***** Dataset entries *****
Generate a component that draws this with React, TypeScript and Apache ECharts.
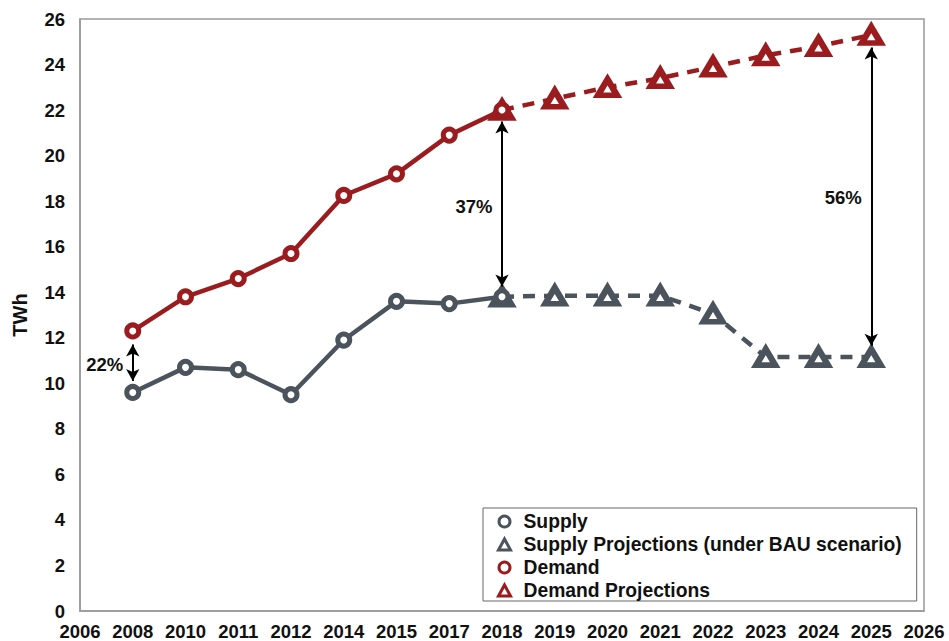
import React, { useEffect, useRef } from "react";
import * as echarts from "echarts";

const categories = ["2006", "2008", "2010", "2011", "2012", "2014", "2015", "2017", "2018", "2019", "2020", "2021", "2022", "2023", "2024", "2025", "2026"];
const supply = [null, 9.6, 10.7, 10.6, 9.5, 11.9, 13.6, 13.5, 13.8, null, null, null, null, null, null, null, null];
const supplyProj = [null, null, null, null, null, null, null, null, 13.8, 13.85, 13.85, 13.85, 13.05, 11.15, 11.15, 11.15, null];
const demand = [null, 12.3, 13.8, 14.6, 15.7, 18.25, 19.2, 20.9, 22.0, null, null, null, null, null, null, null, null];
const demandProj = [null, null, null, null, null, null, null, null, 22.0, 22.5, 23.0, 23.4, 23.9, 24.4, 24.8, 25.3, null];
const yTicks = [0, 26, 2];

const gapCats = ["2008", "2018", "2025"];
const gapTop = [11.7, 21.5, 24.75];
const gapBottom = [10.1, 14.25, 11.65];
const gapLabels = ["22%", "37%", "56%"];
const gapLabelY = [10.83, 17.76, 18.16];

const RED = "#9b1c1f";
const GRAY = "#4b535d";
const FONT = "Liberation Sans";

export default function App() {
  const ref = useRef<HTMLDivElement>(null);
  useEffect(() => {
    if (!ref.current) return;
    const chart = echarts.init(ref.current, null, { renderer: "svg" });
    const circleStyle = (c: string) => ({ color: "#fff", borderColor: c, borderWidth: 5 });
    const triStyle = (c: string) => ({ color: "#fff", borderColor: c, borderWidth: 6 });
    chart.setOption({
      animation: false,
      backgroundColor: "#fff",
      textStyle: { fontFamily: FONT },
      grid: { left: 80, right: 25, top: 19, bottom: 29, show: true, borderColor: "#999", borderWidth: 1.5 },
      xAxis: {
        type: "category",
        data: categories,
        boundaryGap: false,
        axisLine: { lineStyle: { color: "#999", width: 1.5 } },
        axisTick: { show: false },
        axisLabel: { color: "#111", fontWeight: "bold", fontSize: 18.5, margin: 11, fontFamily: FONT, interval: 0 },
        splitLine: { show: false },
      },
      yAxis: {
        type: "value",
        min: yTicks[0],
        max: yTicks[1],
        interval: yTicks[2],
        name: "TWh",
        nameLocation: "middle",
        nameGap: 50,
        nameTextStyle: { color: "#111", fontWeight: "bold", fontSize: 20, fontFamily: FONT },
        axisLine: { show: true, lineStyle: { color: "#999", width: 1.5 } },
        axisTick: { show: false },
        axisLabel: { color: "#111", fontWeight: "bold", fontSize: 18.5, margin: 15, fontFamily: FONT },
        splitLine: { show: false },
      },
      legend: {
        orient: "vertical",
        left: 483,
        top: 508,
        padding: [4, 15, 1, 14],
        borderColor: "#666",
        borderWidth: 1,
        backgroundColor: "#fff",
        itemWidth: 12,
        itemHeight: 11,
        itemGap: 4,
        itemStyle: { borderWidth: 3 },
        textStyle: { color: "#111", fontWeight: "bold", fontSize: 19.3, fontFamily: FONT, padding: [0, 0, 0, 8] },
        data: [
          { name: "Supply", icon: "circle" },
          { name: "Supply Projections (under BAU scenario)", icon: "triangle" },
          { name: "Demand", icon: "circle" },
          { name: "Demand Projections", icon: "triangle" },
        ],
      },
      series: [
        {
          name: "Supply Projections (under BAU scenario)",
          type: "line",
          data: supplyProj,
          symbol: "triangle",
          symbolSize: [19, 16],
          lineStyle: { color: GRAY, width: 4.5, type: [12, 9] },
          itemStyle: triStyle(GRAY),
          z: 2,
        },
        {
          name: "Demand Projections",
          type: "line",
          data: demandProj,
          symbol: "triangle",
          symbolSize: [19, 16],
          lineStyle: { color: RED, width: 4.5, type: [12, 9] },
          itemStyle: triStyle(RED),
          z: 2,
        },
        {
          name: "Supply",
          type: "line",
          data: supply,
          symbol: "circle",
          symbolSize: 12,
          lineStyle: { color: GRAY, width: 4.5 },
          itemStyle: circleStyle(GRAY),
          z: 3,
        },
        {
          name: "Demand",
          type: "line",
          data: demand,
          symbol: "circle",
          symbolSize: 12,
          lineStyle: { color: RED, width: 4.5 },
          itemStyle: circleStyle(RED),
          z: 3,
        },
        {
          name: "gaps",
          type: "line",
          data: [],
          silent: true,
          z: 4,
          markLine: {
            silent: true,
            symbol: ["arrow", "arrow"],
            symbolSize: [10, 12],
            lineStyle: { color: "#000", width: 2, type: "solid" },
            label: { show: false },
            data: gapCats.map((c, i) => [{ coord: [c, gapTop[i]] }, { coord: [c, gapBottom[i]] }]),
          },
        },
        {
          name: "gapLabels",
          type: "scatter",
          symbolSize: 1,
          itemStyle: { color: "rgba(0,0,0,0)", opacity: 1 },
          silent: true,
          z: 5,
          data: gapCats.map((c, i) => ({ value: [c, gapLabelY[i]], name: gapLabels[i] })),
          label: {
            show: true,
            position: "left",
            distance: 9,
            formatter: (p: any) => p.name,
            color: "#111",
            fontWeight: "bold",
            fontSize: 18.5,
            fontFamily: FONT,
          },
        },
      ],
    });
    return () => chart.dispose();
  }, []);
  return <div ref={ref} style={{ position: "fixed", left: 0, top: 0, width: 949, height: 641 }} />;
}
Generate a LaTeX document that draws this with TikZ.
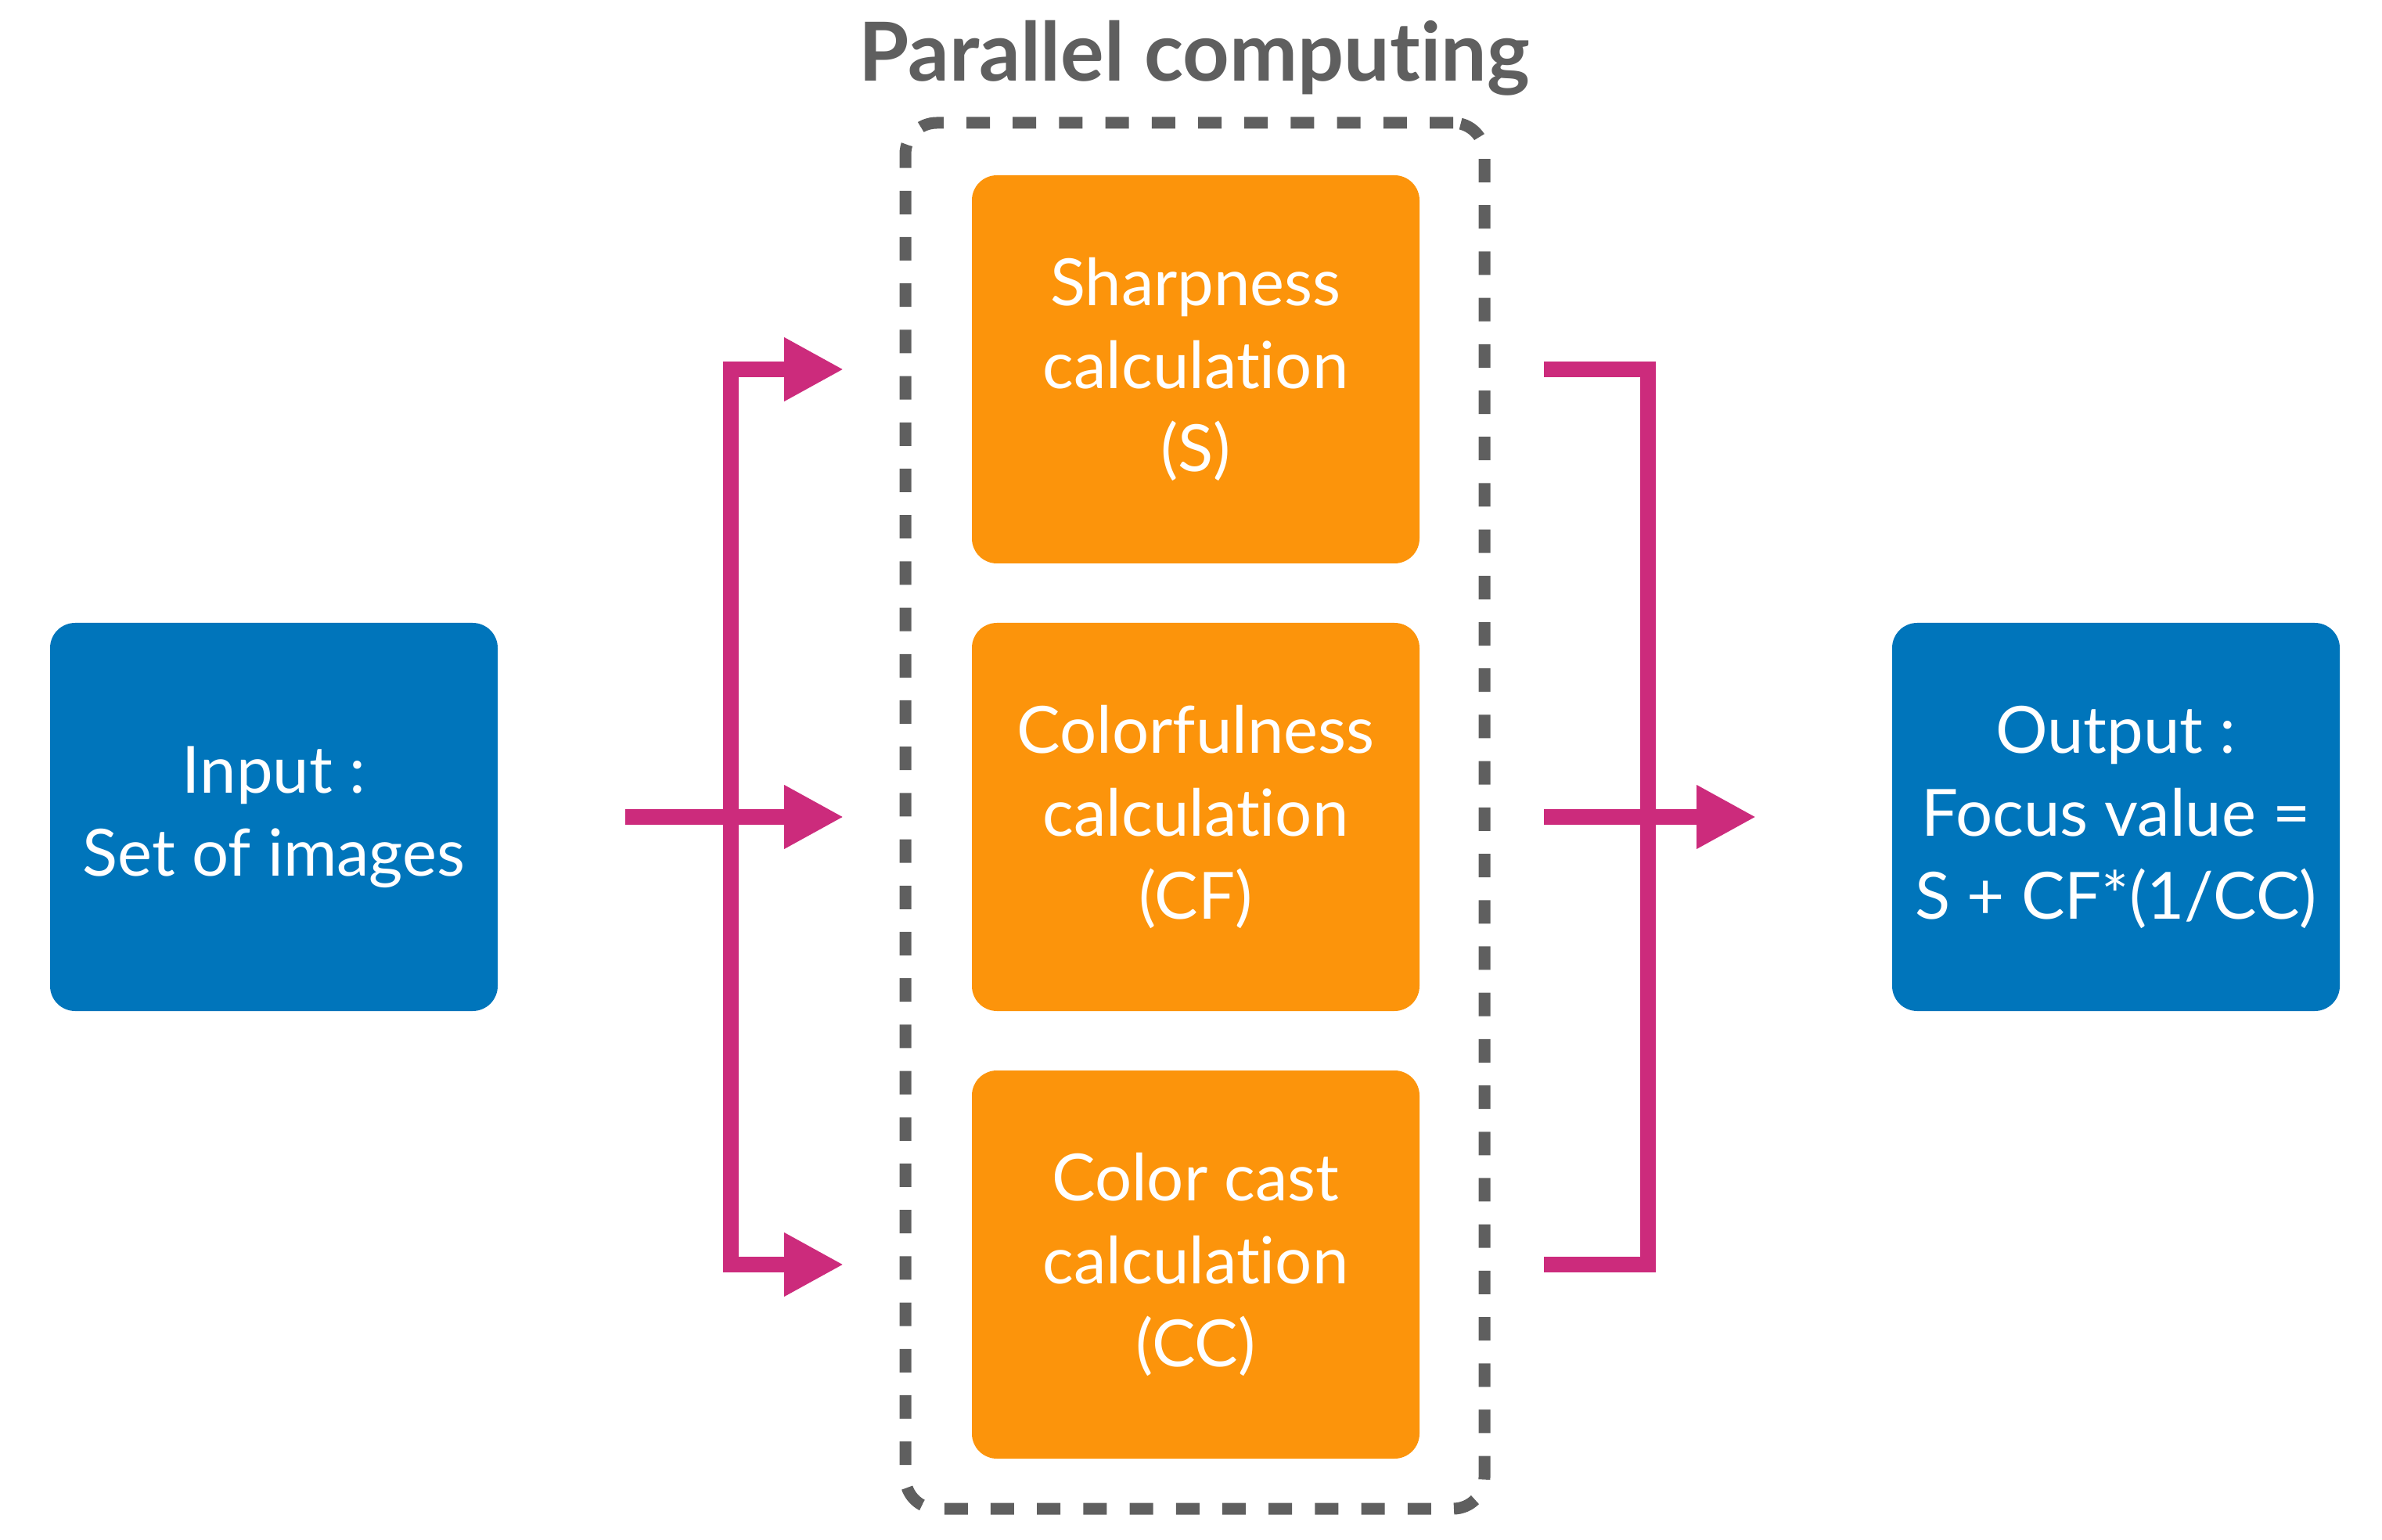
\documentclass[tikz,border=0pt]{standalone}
\usepackage{fontspec}
\setmainfont{Lato}[Ligatures={NoCommon,NoRare,NoContextual}]
\usetikzlibrary{arrows.meta}
\definecolor{boxblue}{HTML}{0075BB}
\definecolor{boxorange}{HTML}{FC940B}
\definecolor{flowpink}{HTML}{CC2B7C}
\definecolor{dashgray}{HTML}{5F5F5F}
\begin{document}
\begin{tikzpicture}[x=0.25pt,y=-0.25pt,
  basebox/.style={rounded corners=8pt, minimum width=143pt, minimum height=124pt,
    inner sep=0pt, text=white, align=center, font=\fontsize{20.8}{26.5}\selectfont},
  bluebox/.style={basebox, fill=boxblue},
  orangebox/.style={basebox, fill=boxorange},
  parbox/.style={draw=dashgray, line width=3.75pt, dash pattern=on 7.5pt off 7.3pt,
    rounded corners=10pt, minimum width=185pt, minimum height=442.75pt, inner sep=0pt},
  flow/.style={draw=flowpink, line width=5pt, line join=miter},
  headtip/.style={arrows={-Triangle[length=19pt,width=19pt]}},
  bothtips/.style={arrows={Triangle[length=19pt,width=19pt]-Triangle[length=19pt,width=19pt]}},
  titletext/.style={text=dashgray, font=\bfseries\fontsize{26}{29}\selectfont, inner sep=0pt}
]
\useasboundingbox (0,0) rectangle (3044,1968);

\node[titletext, anchor=base] (title) at (1526,104) {Parallel computing};
\node[parbox] (par) at (1527,1042.5) {};

\node[bluebox] (in) at (350,1044) {Input :\\Set of images};
\node[orangebox] (s) at (1528,472) {Sharpness\\calculation\\(S)};
\node[orangebox] (cf) at (1528,1044) {Colorfulness\\calculation\\(CF)};
\node[orangebox] (cc) at (1528,1616) {Color cast\\calculation\\(CC)};
\node[bluebox] (out) at (2704,1044) {Output :\\Focus value =\\S + CF*(1/CC)};

\coordinate (jl) at (934,1044);
\coordinate (jr) at (2106,1044);

\draw[flow, headtip, shorten <=40.5pt, shorten >=40.75pt] (in.east) -- (cf.west);
\draw[flow, bothtips, shorten <=40.75pt, shorten >=40.75pt]
  (s.west) -- (s.west -| jl) -- (cc.west -| jl) -- (cc.west);
\draw[flow, shorten <=39.5pt, shorten >=39.5pt]
  (s.east) -- (s.east -| jr) -- (cc.east -| jr) -- (cc.east);
\draw[flow, headtip, shorten <=39.5pt, shorten >=43.25pt] (cf.east) -- (out.west);
\end{tikzpicture}
\end{document}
*****
# Work to do:
Copy out the listing above from the line containing "Generate a LaTeX" to the line containing "(jr) at (2106,1044);", both included, exactly as written and minus the images.

# Completed task:
Generate a LaTeX document that draws this with TikZ.
\documentclass[tikz,border=0pt]{standalone}
\usepackage{fontspec}
\setmainfont{Lato}[Ligatures={NoCommon,NoRare,NoContextual}]
\usetikzlibrary{arrows.meta}
\definecolor{boxblue}{HTML}{0075BB}
\definecolor{boxorange}{HTML}{FC940B}
\definecolor{flowpink}{HTML}{CC2B7C}
\definecolor{dashgray}{HTML}{5F5F5F}
\begin{document}
\begin{tikzpicture}[x=0.25pt,y=-0.25pt,
  basebox/.style={rounded corners=8pt, minimum width=143pt, minimum height=124pt,
    inner sep=0pt, text=white, align=center, font=\fontsize{20.8}{26.5}\selectfont},
  bluebox/.style={basebox, fill=boxblue},
  orangebox/.style={basebox, fill=boxorange},
  parbox/.style={draw=dashgray, line width=3.75pt, dash pattern=on 7.5pt off 7.3pt,
    rounded corners=10pt, minimum width=185pt, minimum height=442.75pt, inner sep=0pt},
  flow/.style={draw=flowpink, line width=5pt, line join=miter},
  headtip/.style={arrows={-Triangle[length=19pt,width=19pt]}},
  bothtips/.style={arrows={Triangle[length=19pt,width=19pt]-Triangle[length=19pt,width=19pt]}},
  titletext/.style={text=dashgray, font=\bfseries\fontsize{26}{29}\selectfont, inner sep=0pt}
]
\useasboundingbox (0,0) rectangle (3044,1968);

\node[titletext, anchor=base] (title) at (1526,104) {Parallel computing};
\node[parbox] (par) at (1527,1042.5) {};

\node[bluebox] (in) at (350,1044) {Input :\\Set of images};
\node[orangebox] (s) at (1528,472) {Sharpness\\calculation\\(S)};
\node[orangebox] (cf) at (1528,1044) {Colorfulness\\calculation\\(CF)};
\node[orangebox] (cc) at (1528,1616) {Color cast\\calculation\\(CC)};
\node[bluebox] (out) at (2704,1044) {Output :\\Focus value =\\S + CF*(1/CC)};

\coordinate (jl) at (934,1044);
\coordinate (jr) at (2106,1044);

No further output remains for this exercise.